## Written task
Restate each line word for word. Leave out every picture.

## Stored data
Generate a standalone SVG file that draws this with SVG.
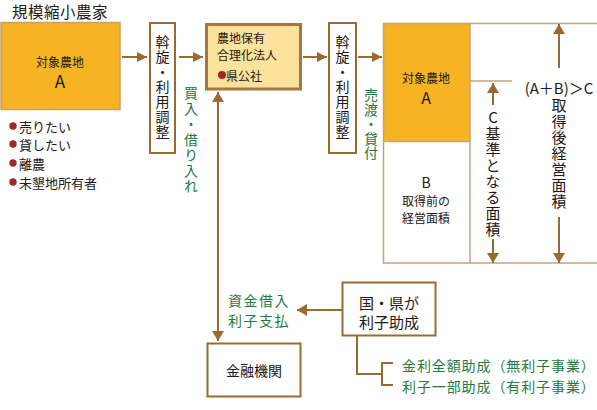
<svg xmlns="http://www.w3.org/2000/svg" width="597" height="410" viewBox="0 0 597 410">
<style>
text{font-family:"Noto Sans CJK JP","Noto Sans",sans-serif;fill:#231815}
.c{text-anchor:middle;dominant-baseline:central}
.v{writing-mode:vertical-rl;text-orientation:upright}
.g{fill:#1F7A43}
.box{fill:#fff;stroke:#9A6A33;stroke-width:2}
.ln{stroke:#9A6A33;stroke-width:2;fill:none}
.thin{stroke:#C4A27A;stroke-width:1.5;fill:none}
</style>
<defs>
<marker id="ah" viewBox="0 0 10 10" refX="10" refY="5" markerWidth="10" markerHeight="10" markerUnits="userSpaceOnUse" orient="auto">
<path d="M0,0 L10,5 L0,10 z" fill="#9A6A33"/>
</marker>
<marker id="ah2" viewBox="0 0 10 12" refX="10" refY="6" markerWidth="10" markerHeight="12" markerUnits="userSpaceOnUse" orient="auto">
<path d="M0,0 L10,6 L0,12 z" fill="#9A6A33"/>
</marker>
</defs>

<text x="12" y="18" font-size="15.5" letter-spacing="0.5">規模縮小農家</text>

<g id="nodeA">
<rect x="1" y="22.5" width="119" height="87" fill="#F6B324" stroke="#C8A070" stroke-width="1.5"/>
<text class="c" x="60" y="61" font-size="12">対象農地</text>
<text class="c" x="60" y="80" font-size="17">A</text>
</g>

<g id="list">
<circle cx="13" cy="126" r="3.7" fill="#A0282D"/><text x="19" y="126" font-size="13" dominant-baseline="central">売りたい</text>
<circle cx="13" cy="144" r="3.7" fill="#A0282D"/><text x="19" y="144" font-size="13" dominant-baseline="central">貸したい</text>
<circle cx="13" cy="163" r="3.7" fill="#A0282D"/><text x="19" y="163" font-size="13" dominant-baseline="central">離農</text>
<circle cx="13" cy="182" r="3.7" fill="#A0282D"/><text x="19" y="182" font-size="13" dominant-baseline="central">未墾地所有者</text>
</g>

<g id="assen1">
<rect class="box" x="150" y="23" width="25" height="130"/>
<text class="v" x="162.5" y="35" font-size="14" letter-spacing="1">斡旋・利用調整</text>
</g>

<g id="kosha">
<rect x="206.5" y="24.5" width="94" height="64.5" fill="#FDE29B" stroke="#A37843" stroke-width="3"/>
<text x="217" y="37" font-size="12" dominant-baseline="central">農地保有</text>
<text x="217" y="54" font-size="12" dominant-baseline="central">合理化法人</text>
<circle cx="222" cy="75" r="4" fill="#A0282D"/>
<text x="226" y="75" font-size="12" dominant-baseline="central">県公社</text>
</g>

<g id="assen2">
<rect class="box" x="329" y="23" width="27" height="130"/>
<text class="v" x="342.5" y="35" font-size="14" letter-spacing="1">斡旋・利用調整</text>
</g>

<g id="area">
<rect x="383" y="23" width="87" height="118" fill="#F6B324"/>
<rect class="thin" x="383.5" y="23.5" width="220" height="239.5"/>
<line class="thin" x1="470" y1="23" x2="470" y2="263"/>
<line class="thin" x1="470" y1="81" x2="512" y2="81"/>
<line class="thin" x1="383" y1="141.5" x2="470" y2="141.5"/>
<text class="c" x="426" y="77" font-size="12">対象農地</text>
<text class="c" x="426" y="97" font-size="16">A</text>
<text class="c" x="426" y="182" font-size="14">B</text>
<text class="c" x="426" y="200" font-size="12">取得前の</text>
<text class="c" x="426" y="217" font-size="12">経営面積</text>
<text class="v" x="493" y="110" font-size="15" letter-spacing="1">C基準となる面積</text>
<text class="c" x="559" y="87" font-size="15">(A＋B)＞C</text>
<text class="v" x="559" y="97.5" font-size="15" letter-spacing="1">取得後経営面積</text>
</g>

<g id="kinyu">
<rect class="box" x="207.5" y="343.5" width="93" height="53"/>
<text class="c" x="254" y="370" font-size="14">金融機関</text>
</g>

<g id="kuni">
<rect class="box" x="342.5" y="282.5" width="93" height="53"/>
<text class="c" x="389" y="302" font-size="15">国・県が</text>
<text class="c" x="389" y="321" font-size="15">利子助成</text>
</g>

<g id="labels">
<text class="v g" x="191" y="86" font-size="14" letter-spacing="1.5">買入・借り入れ</text>
<text class="v g" x="371" y="88" font-size="14" letter-spacing="0.5">売渡・貸付</text>
<text class="c g" x="259" y="300" font-size="14" letter-spacing="1.5">資金借入</text>
<text class="c g" x="259" y="320" font-size="14" letter-spacing="1.5">利子支払</text>
<text class="g" x="402" y="365" font-size="14" letter-spacing="0.9" dominant-baseline="central">金利全額助成（無利子事業）</text>
<text class="g" x="402" y="386" font-size="14" letter-spacing="0.9" dominant-baseline="central">利子一部助成（有利子事業）</text>
</g>

<g id="connectors">
<line class="ln" x1="122" y1="57" x2="147" y2="57" marker-end="url(#ah)"/>
<line class="ln" x1="179" y1="57" x2="203" y2="57" marker-end="url(#ah)"/>
<line class="ln" x1="303" y1="57" x2="327" y2="57" marker-end="url(#ah)"/>
<line class="ln" x1="358" y1="57" x2="382" y2="57" marker-end="url(#ah)"/>
<line class="ln" x1="218" y1="330" x2="218" y2="92" marker-end="url(#ah2)"/>
<line class="ln" x1="218" y1="100" x2="218" y2="341" marker-end="url(#ah2)"/>
<line class="ln" x1="342" y1="310" x2="297" y2="310" marker-end="url(#ah2)"/>
<path class="ln" d="M357 336 V374 H382 M393 363 H382 V385 H393"/>
<line class="ln" x1="493" y1="105" x2="493" y2="83" marker-end="url(#ah2)"/>
<line class="ln" x1="493" y1="239" x2="493" y2="263" marker-end="url(#ah2)"/>
<line class="ln" x1="559" y1="68" x2="559" y2="24" marker-end="url(#ah2)"/>
<line class="ln" x1="559" y1="217" x2="559" y2="263" marker-end="url(#ah2)"/>
</g>
</svg>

## Final result
Generate a standalone SVG file that draws this with SVG.
<svg xmlns="http://www.w3.org/2000/svg" width="597" height="410" viewBox="0 0 597 410">
<style>
text{font-family:"Noto Sans CJK JP","Noto Sans",sans-serif;fill:#231815}
.c{text-anchor:middle;dominant-baseline:central}
.v{writing-mode:vertical-rl;text-orientation:upright}
.g{fill:#1F7A43}
.box{fill:#fff;stroke:#9A6A33;stroke-width:2}
.ln{stroke:#9A6A33;stroke-width:2;fill:none}
.thin{stroke:#C4A27A;stroke-width:1.5;fill:none}
</style>
<defs>
<marker id="ah" viewBox="0 0 10 10" refX="10" refY="5" markerWidth="10" markerHeight="10" markerUnits="userSpaceOnUse" orient="auto">
<path d="M0,0 L10,5 L0,10 z" fill="#9A6A33"/>
</marker>
<marker id="ah2" viewBox="0 0 10 12" refX="10" refY="6" markerWidth="10" markerHeight="12" markerUnits="userSpaceOnUse" orient="auto">
<path d="M0,0 L10,6 L0,12 z" fill="#9A6A33"/>
</marker>
</defs>

<text x="12" y="18" font-size="15.5" letter-spacing="0.5">規模縮小農家</text>

<g id="nodeA">
<rect x="1" y="22.5" width="119" height="87" fill="#F6B324" stroke="#C8A070" stroke-width="1.5"/>
<text class="c" x="60" y="61" font-size="12">対象農地</text>
<text class="c" x="60" y="80" font-size="17">A</text>
</g>

<g id="list">
<circle cx="13" cy="126" r="3.7" fill="#A0282D"/><text x="19" y="126" font-size="13" dominant-baseline="central">売りたい</text>
<circle cx="13" cy="144" r="3.7" fill="#A0282D"/><text x="19" y="144" font-size="13" dominant-baseline="central">貸したい</text>
<circle cx="13" cy="163" r="3.7" fill="#A0282D"/><text x="19" y="163" font-size="13" dominant-baseline="central">離農</text>
<circle cx="13" cy="182" r="3.7" fill="#A0282D"/><text x="19" y="182" font-size="13" dominant-baseline="central">未墾地所有者</text>
</g>

<g id="assen1">
<rect class="box" x="150" y="23" width="25" height="130"/>
<text class="v" x="162.5" y="35" font-size="14" letter-spacing="1">斡旋・利用調整</text>
</g>

<g id="kosha">
<rect x="206.5" y="24.5" width="94" height="64.5" fill="#FDE29B" stroke="#A37843" stroke-width="3"/>
<text x="217" y="37" font-size="12" dominant-baseline="central">農地保有</text>
<text x="217" y="54" font-size="12" dominant-baseline="central">合理化法人</text>
<circle cx="222" cy="75" r="4" fill="#A0282D"/>
<text x="226" y="75" font-size="12" dominant-baseline="central">県公社</text>
</g>

<g id="assen2">
<rect class="box" x="329" y="23" width="27" height="130"/>
<text class="v" x="342.5" y="35" font-size="14" letter-spacing="1">斡旋・利用調整</text>
</g>

<g id="area">
<rect x="383" y="23" width="87" height="118" fill="#F6B324"/>
<rect class="thin" x="383.5" y="23.5" width="220" height="239.5"/>
<line class="thin" x1="470" y1="23" x2="470" y2="263"/>
<line class="thin" x1="470" y1="81" x2="512" y2="81"/>
<line class="thin" x1="383" y1="141.5" x2="470" y2="141.5"/>
<text class="c" x="426" y="77" font-size="12">対象農地</text>
<text class="c" x="426" y="97" font-size="16">A</text>
<text class="c" x="426" y="182" font-size="14">B</text>
<text class="c" x="426" y="200" font-size="12">取得前の</text>
<text class="c" x="426" y="217" font-size="12">経営面積</text>
<text class="v" x="493" y="110" font-size="15" letter-spacing="1">C基準となる面積</text>
<text class="c" x="559" y="87" font-size="15">(A＋B)＞C</text>
<text class="v" x="559" y="97.5" font-size="15" letter-spacing="1">取得後経営面積</text>
</g>

<g id="kinyu">
<rect class="box" x="207.5" y="343.5" width="93" height="53"/>
<text class="c" x="254" y="370" font-size="14">金融機関</text>
</g>

<g id="kuni">
<rect class="box" x="342.5" y="282.5" width="93" height="53"/>
<text class="c" x="389" y="302" font-size="15">国・県が</text>
<text class="c" x="389" y="321" font-size="15">利子助成</text>
</g>

<g id="labels">
<text class="v g" x="191" y="86" font-size="14" letter-spacing="1.5">買入・借り入れ</text>
<text class="v g" x="371" y="88" font-size="14" letter-spacing="0.5">売渡・貸付</text>
<text class="c g" x="259" y="300" font-size="14" letter-spacing="1.5">資金借入</text>
<text class="c g" x="259" y="320" font-size="14" letter-spacing="1.5">利子支払</text>
<text class="g" x="402" y="365" font-size="14" letter-spacing="0.9" dominant-baseline="central">金利全額助成（無利子事業）</text>
<text class="g" x="402" y="386" font-size="14" letter-spacing="0.9" dominant-baseline="central">利子一部助成（有利子事業）</text>
</g>

<g id="connectors">
<line class="ln" x1="122" y1="57" x2="147" y2="57" marker-end="url(#ah)"/>
<line class="ln" x1="179" y1="57" x2="203" y2="57" marker-end="url(#ah)"/>
<line class="ln" x1="303" y1="57" x2="327" y2="57" marker-end="url(#ah)"/>
<line class="ln" x1="358" y1="57" x2="382" y2="57" marker-end="url(#ah)"/>
<line class="ln" x1="218" y1="330" x2="218" y2="92" marker-end="url(#ah2)"/>
<line class="ln" x1="218" y1="100" x2="218" y2="341" marker-end="url(#ah2)"/>
<line class="ln" x1="342" y1="310" x2="297" y2="310" marker-end="url(#ah2)"/>
<path class="ln" d="M357 336 V374 H382 M393 363 H382 V385 H393"/>
<line class="ln" x1="493" y1="105" x2="493" y2="83" marker-end="url(#ah2)"/>
<line class="ln" x1="493" y1="239" x2="493" y2="263" marker-end="url(#ah2)"/>
<line class="ln" x1="559" y1="68" x2="559" y2="24" marker-end="url(#ah2)"/>
<line class="ln" x1="559" y1="217" x2="559" y2="263" marker-end="url(#ah2)"/>
</g>
</svg>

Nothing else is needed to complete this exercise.